O mesmo aconteceu com o rapper FBC e o beatmaker Vhoor: Baile, o álbum da dupla, viralizou no ano passado graças ao Se Tá Solteira, hit que remete aos bailes funk dos anos 2000. A música é uma das maiores apostas para o Carnaval de 2022, mas seu sucesso não veio tão fácil quanto o de Por Supuesto, de Marina Sena. FBC, ou Fabrício Soares, disse à EXAME que “ficou correndo atrás” de influenciadores para que a música viralizasse nas redes. “Paguei um grupo de meninas que dançam twerk, tá ligado? Pedi para alguns amigos fazerem uma dança e postarem”, disse Soares, citando ajuda da atriz Maisa Silva e da própria Sena.
“A ideia que eu passava era sempre bater a mão na câmera. Antes de a música ser feita ela já tinha esse propósito de ser trabalhada no TikTok.” São quatro batidas até o refrão. Quem grava o vídeo bate a mão na tela do celular em sincronia e, ao final, aparece posando enquanto FBC canta “se tá solteira, vamo ficar de casal”. Simples, mas eficaz. “Hoje não há como lançar um trabalho sem ter um trechozinho de 1 minuto que alguém vai bater a mão na cabeça e fazer uma dancinha.” Ao ser questionado se tinha mais algum comentário que queria deixar registrado na entrevista, o músico fez um pedido: “Se puder, fala para as pessoas seguirem minhas redes sociais”.
100 ANOS DE SOM
Como a indústria fonográfica evoluiu no último século
? ERA ANALÓGICA
O início de tudo. Antes da digitalização, o lucro das músicas estava diretamente relacionado às mais tocadas na rádio e ao número de vendas.

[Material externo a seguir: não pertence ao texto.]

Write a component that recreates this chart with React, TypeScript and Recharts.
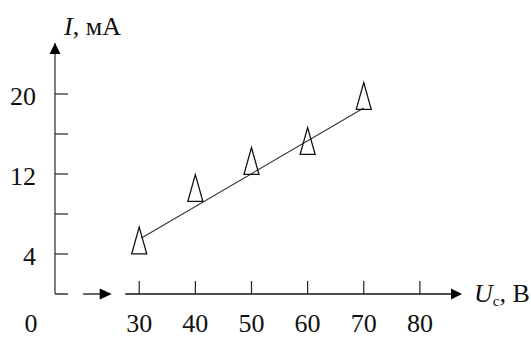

Rádio (1920): Notícias, jogos de futebol e anúncios do governo eram narrados através das caixas de som e, para muitos, foi a primeira forma de escutar os artistas da época, que aproveitavam o meio de comunicação para distribuir suas canções.
Discos de vinil (1950): Os LPs mudaram a forma de consumir música com seu som de qualidade e gravação de dois lados. No Brasil, suas vendas só baixaram com o crescimento dos CDs quase 40 anos depois — o formato foi de 28,4 milhões de vendas em 1992 para 10 milhões em 1995
? ERA DIGITAL
A música passa a acompanhar as pessoas a todo momento, mas o acesso à internet torna a pirataria uma prática comum e que afeta diretamente os bolsos da indústria fonográfica.
CDs (1980): Entre sua estreia em 1987 com o álbum Garota de Ipanema e a chegada dos MP3s dez anos depois, os compact discs tiveram cerca de 106,8 milhões de cópias vendidas por aqui, de acordo com a Pro-Música Brasil (PMB).
MP3 (1995): A indústria fonográfica mudou para sempre com os arquivos digitais, que tornaram a pirataria uma prática comum. Só no primeiro semestre de 2001, estima-se que 50% do mercado musical era pirata.
Streaming (2010): A popularização das plataformas de música Spotify, Deezer e YouTube correspondeu diretamente ao crescimento da banda larga no Brasil — e ao avanço dos smartphones e outros dispositivos no mundo.
TikTok (2020): O aplicativo de vídeos curtos tem como maior diferencial sua ferramenta de replicação de áudio. Assim, usuários podem ter seu som reutilizado por qualquer um — e artistas criam danças, refrões cativantes e apostam no algoritmo da plataforma para que sua música seja a viral da vez.